* [WHAT YOU ARE ASKED TO DO]
Extract exactly the run of lines starting at the line that holds "Clone this chart in Plotly." and ending at the line that holds "and Dispositions at", both included.
===
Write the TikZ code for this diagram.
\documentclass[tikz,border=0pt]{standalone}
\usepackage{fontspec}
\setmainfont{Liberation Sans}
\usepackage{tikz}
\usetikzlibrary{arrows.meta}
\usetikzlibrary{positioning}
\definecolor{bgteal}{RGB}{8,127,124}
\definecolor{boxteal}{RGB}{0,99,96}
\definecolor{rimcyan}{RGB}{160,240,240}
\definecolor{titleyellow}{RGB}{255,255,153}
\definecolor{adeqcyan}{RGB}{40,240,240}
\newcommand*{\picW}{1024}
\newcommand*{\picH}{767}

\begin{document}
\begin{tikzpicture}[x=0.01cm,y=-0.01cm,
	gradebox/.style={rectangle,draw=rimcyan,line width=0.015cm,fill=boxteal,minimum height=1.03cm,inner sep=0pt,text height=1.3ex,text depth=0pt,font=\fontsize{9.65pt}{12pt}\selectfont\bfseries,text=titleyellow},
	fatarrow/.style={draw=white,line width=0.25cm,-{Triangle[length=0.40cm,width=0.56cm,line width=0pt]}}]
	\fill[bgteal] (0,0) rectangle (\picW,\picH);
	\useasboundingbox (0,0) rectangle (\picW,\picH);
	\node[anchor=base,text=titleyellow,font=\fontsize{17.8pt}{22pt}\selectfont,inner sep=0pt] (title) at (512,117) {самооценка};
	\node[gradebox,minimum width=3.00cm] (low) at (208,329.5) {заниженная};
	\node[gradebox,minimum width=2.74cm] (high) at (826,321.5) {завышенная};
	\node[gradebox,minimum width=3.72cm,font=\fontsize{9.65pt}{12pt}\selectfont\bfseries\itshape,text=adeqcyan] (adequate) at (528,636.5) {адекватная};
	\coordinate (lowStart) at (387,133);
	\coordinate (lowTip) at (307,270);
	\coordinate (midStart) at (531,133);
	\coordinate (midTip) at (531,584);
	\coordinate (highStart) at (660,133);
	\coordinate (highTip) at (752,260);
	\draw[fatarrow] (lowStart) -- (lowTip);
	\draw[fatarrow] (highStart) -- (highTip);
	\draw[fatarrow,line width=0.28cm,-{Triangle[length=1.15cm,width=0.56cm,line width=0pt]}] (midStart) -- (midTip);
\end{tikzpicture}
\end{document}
===
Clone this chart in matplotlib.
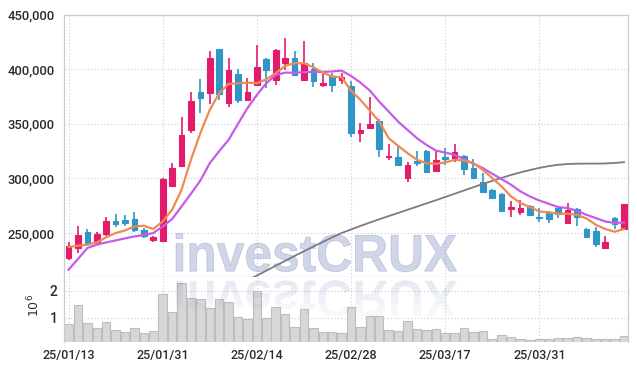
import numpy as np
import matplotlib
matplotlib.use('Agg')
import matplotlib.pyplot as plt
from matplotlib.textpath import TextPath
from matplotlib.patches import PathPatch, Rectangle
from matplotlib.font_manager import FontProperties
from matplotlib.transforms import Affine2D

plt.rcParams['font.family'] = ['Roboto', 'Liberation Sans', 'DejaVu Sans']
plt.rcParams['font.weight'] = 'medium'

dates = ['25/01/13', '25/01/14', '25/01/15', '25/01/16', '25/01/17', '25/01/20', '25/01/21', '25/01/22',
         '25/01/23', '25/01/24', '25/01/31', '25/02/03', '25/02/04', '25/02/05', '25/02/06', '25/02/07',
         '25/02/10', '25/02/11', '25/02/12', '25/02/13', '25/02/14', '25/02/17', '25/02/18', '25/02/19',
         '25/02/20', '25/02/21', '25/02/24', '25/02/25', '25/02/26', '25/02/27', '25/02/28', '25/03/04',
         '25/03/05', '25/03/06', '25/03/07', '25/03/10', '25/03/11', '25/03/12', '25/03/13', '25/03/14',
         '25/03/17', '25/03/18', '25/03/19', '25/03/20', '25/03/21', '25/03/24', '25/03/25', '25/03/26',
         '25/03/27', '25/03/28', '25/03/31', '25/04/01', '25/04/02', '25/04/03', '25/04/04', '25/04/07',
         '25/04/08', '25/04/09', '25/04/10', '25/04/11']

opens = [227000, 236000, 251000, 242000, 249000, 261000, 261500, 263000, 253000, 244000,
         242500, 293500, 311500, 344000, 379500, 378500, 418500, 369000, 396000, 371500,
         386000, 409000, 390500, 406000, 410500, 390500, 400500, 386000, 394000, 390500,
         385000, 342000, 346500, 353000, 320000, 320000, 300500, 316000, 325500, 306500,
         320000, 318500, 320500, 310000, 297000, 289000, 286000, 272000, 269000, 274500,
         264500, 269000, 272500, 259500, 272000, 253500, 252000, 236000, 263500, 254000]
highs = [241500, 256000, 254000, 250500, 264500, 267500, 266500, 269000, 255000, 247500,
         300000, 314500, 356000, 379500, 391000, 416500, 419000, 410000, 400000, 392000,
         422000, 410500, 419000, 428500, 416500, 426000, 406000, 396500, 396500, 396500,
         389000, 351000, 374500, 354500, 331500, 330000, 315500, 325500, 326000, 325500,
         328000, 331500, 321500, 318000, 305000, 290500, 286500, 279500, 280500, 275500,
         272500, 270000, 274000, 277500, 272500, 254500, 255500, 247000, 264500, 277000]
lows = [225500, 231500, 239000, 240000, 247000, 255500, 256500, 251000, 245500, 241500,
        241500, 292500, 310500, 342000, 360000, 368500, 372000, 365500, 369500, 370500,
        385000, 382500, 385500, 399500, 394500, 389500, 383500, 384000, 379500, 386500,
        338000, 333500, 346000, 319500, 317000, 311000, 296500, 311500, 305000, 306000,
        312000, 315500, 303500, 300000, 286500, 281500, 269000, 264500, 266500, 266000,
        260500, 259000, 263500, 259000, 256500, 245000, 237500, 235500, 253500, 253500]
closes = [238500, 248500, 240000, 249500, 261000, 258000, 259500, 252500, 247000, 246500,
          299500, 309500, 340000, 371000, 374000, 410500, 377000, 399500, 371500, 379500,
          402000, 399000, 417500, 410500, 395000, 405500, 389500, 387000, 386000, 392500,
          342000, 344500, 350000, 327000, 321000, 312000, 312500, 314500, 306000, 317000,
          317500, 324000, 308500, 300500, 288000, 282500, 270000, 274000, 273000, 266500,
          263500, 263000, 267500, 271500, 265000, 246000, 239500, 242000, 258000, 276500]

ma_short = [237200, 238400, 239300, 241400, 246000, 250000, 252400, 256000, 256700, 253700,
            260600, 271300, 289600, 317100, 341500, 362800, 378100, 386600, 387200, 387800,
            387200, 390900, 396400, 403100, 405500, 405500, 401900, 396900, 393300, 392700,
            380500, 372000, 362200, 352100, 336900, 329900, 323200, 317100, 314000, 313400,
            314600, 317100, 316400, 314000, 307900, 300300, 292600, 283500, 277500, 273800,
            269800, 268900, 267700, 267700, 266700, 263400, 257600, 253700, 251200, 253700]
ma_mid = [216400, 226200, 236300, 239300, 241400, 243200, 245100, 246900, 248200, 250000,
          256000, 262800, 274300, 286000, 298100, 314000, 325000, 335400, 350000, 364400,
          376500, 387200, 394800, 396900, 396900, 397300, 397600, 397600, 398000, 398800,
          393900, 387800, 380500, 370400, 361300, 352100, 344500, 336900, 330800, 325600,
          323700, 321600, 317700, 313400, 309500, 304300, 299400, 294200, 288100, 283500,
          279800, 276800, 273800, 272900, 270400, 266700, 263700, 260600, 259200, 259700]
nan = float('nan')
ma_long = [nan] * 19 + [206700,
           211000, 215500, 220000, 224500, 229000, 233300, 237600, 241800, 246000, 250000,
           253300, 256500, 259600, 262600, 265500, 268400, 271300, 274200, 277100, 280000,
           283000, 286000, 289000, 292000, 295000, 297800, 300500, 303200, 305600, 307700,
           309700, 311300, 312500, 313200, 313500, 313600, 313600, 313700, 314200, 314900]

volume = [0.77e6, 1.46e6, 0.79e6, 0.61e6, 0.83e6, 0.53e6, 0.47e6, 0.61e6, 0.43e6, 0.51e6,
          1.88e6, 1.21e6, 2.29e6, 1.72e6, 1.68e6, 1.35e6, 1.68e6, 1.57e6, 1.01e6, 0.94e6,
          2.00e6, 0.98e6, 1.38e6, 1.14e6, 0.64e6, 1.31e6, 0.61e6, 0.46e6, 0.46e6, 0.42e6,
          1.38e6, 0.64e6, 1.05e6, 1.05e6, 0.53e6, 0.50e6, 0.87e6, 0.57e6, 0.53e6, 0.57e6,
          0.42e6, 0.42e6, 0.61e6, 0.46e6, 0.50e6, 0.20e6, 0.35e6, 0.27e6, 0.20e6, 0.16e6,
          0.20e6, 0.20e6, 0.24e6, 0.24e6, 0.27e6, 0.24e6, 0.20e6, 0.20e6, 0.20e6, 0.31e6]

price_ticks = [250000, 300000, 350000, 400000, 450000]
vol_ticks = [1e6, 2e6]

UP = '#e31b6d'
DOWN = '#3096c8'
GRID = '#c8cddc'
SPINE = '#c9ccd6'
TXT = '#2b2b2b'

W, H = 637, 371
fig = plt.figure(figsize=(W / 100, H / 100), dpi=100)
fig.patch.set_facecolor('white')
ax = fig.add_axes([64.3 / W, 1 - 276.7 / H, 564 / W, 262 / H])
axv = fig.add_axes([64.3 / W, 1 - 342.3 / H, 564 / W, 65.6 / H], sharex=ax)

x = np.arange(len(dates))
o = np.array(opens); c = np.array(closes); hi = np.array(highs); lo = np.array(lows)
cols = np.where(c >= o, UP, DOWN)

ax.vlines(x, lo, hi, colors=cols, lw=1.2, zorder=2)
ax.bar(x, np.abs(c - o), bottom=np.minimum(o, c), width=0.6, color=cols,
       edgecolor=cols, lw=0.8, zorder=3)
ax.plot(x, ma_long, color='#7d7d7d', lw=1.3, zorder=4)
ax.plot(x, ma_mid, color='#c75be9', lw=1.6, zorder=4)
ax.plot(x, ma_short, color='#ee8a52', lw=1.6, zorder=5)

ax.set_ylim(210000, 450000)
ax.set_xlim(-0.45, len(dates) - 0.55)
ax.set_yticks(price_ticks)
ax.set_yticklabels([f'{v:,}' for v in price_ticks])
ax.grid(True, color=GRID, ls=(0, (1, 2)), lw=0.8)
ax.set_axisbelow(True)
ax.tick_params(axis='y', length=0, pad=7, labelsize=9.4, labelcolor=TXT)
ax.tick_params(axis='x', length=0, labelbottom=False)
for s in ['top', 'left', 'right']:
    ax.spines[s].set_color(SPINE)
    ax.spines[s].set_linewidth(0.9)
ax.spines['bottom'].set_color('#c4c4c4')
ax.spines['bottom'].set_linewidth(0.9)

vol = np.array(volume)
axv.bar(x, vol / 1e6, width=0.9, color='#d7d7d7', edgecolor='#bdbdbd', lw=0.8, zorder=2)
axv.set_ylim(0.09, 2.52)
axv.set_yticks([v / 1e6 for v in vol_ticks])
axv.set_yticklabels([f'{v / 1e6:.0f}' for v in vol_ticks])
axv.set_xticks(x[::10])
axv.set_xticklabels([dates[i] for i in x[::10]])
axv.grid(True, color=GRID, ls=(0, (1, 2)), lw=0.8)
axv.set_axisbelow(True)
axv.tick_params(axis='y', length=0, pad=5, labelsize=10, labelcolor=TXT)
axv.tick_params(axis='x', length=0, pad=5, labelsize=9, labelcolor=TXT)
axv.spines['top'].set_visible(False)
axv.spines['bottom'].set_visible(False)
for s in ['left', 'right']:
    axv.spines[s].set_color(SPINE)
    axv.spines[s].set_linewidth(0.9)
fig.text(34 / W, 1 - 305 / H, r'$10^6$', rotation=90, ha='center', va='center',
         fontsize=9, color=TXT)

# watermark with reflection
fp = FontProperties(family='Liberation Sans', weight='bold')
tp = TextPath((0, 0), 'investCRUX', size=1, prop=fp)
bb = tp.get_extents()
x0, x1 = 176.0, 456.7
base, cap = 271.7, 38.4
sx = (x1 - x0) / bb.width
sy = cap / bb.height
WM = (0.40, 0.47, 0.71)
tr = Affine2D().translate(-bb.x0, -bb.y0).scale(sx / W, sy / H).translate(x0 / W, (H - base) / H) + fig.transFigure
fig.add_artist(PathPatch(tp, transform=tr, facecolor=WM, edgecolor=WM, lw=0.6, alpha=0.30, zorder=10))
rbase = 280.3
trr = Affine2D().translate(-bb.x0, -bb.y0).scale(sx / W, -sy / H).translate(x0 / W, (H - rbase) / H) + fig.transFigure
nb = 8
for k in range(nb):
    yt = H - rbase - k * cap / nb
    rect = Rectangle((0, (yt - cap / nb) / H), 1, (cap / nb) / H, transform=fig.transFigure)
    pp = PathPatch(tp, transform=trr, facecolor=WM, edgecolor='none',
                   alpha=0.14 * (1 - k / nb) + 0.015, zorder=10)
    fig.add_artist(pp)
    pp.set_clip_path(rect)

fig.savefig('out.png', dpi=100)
===
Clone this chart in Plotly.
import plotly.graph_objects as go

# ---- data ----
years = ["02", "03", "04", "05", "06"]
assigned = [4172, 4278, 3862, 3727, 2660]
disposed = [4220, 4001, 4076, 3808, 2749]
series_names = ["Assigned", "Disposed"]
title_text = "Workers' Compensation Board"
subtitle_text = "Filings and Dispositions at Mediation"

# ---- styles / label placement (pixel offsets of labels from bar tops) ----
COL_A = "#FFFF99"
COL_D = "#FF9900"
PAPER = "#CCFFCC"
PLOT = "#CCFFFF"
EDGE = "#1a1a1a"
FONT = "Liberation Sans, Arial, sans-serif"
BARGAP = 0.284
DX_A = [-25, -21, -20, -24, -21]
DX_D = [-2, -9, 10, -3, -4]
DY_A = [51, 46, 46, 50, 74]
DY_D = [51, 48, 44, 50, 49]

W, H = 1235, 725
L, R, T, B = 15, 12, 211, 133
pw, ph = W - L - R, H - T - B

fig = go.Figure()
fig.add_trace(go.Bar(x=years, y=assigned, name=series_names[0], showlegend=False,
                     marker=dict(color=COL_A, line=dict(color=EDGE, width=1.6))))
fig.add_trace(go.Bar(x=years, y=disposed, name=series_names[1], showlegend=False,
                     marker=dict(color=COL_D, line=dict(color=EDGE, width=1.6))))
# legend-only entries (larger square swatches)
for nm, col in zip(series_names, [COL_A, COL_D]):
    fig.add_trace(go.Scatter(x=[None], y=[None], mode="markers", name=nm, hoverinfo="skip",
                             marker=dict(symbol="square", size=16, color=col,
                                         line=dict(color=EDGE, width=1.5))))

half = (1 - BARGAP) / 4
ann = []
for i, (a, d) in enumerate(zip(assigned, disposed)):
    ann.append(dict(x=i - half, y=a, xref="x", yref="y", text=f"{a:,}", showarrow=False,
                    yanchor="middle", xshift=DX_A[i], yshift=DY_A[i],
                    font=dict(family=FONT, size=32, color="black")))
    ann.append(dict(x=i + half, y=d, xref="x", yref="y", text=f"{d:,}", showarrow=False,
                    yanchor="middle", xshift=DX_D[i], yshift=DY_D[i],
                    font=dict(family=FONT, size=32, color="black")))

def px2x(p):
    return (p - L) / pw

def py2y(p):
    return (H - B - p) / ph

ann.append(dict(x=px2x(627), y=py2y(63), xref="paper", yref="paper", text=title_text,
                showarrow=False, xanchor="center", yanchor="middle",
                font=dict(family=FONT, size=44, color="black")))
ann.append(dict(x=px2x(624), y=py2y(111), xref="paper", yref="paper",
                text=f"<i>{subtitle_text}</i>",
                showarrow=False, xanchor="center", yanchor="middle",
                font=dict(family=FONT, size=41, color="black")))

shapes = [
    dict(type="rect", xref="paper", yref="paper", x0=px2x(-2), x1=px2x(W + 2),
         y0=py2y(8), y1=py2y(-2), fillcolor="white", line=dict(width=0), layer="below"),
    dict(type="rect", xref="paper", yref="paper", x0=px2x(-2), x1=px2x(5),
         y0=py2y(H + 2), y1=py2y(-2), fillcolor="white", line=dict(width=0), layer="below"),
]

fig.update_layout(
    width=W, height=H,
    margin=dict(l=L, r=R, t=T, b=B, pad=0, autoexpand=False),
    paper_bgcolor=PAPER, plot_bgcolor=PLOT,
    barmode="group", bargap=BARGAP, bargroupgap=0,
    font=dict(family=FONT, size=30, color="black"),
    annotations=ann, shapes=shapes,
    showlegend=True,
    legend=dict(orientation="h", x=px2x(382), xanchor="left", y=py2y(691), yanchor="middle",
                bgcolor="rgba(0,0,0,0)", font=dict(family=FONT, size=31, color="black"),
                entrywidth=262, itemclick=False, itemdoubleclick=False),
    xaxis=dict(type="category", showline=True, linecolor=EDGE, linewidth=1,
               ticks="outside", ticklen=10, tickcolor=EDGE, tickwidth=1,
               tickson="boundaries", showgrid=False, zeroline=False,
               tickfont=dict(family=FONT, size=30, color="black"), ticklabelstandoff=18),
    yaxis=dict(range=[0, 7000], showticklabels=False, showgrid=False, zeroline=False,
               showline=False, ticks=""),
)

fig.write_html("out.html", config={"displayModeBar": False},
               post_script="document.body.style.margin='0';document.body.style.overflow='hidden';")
===
* [COMPLETED EXERCISE]
Clone this chart in Plotly.
import plotly.graph_objects as go

# ---- data ----
years = ["02", "03", "04", "05", "06"]
assigned = [4172, 4278, 3862, 3727, 2660]
disposed = [4220, 4001, 4076, 3808, 2749]
series_names = ["Assigned", "Disposed"]
title_text = "Workers' Compensation Board"
subtitle_text = "Filings and Dispositions at Mediation"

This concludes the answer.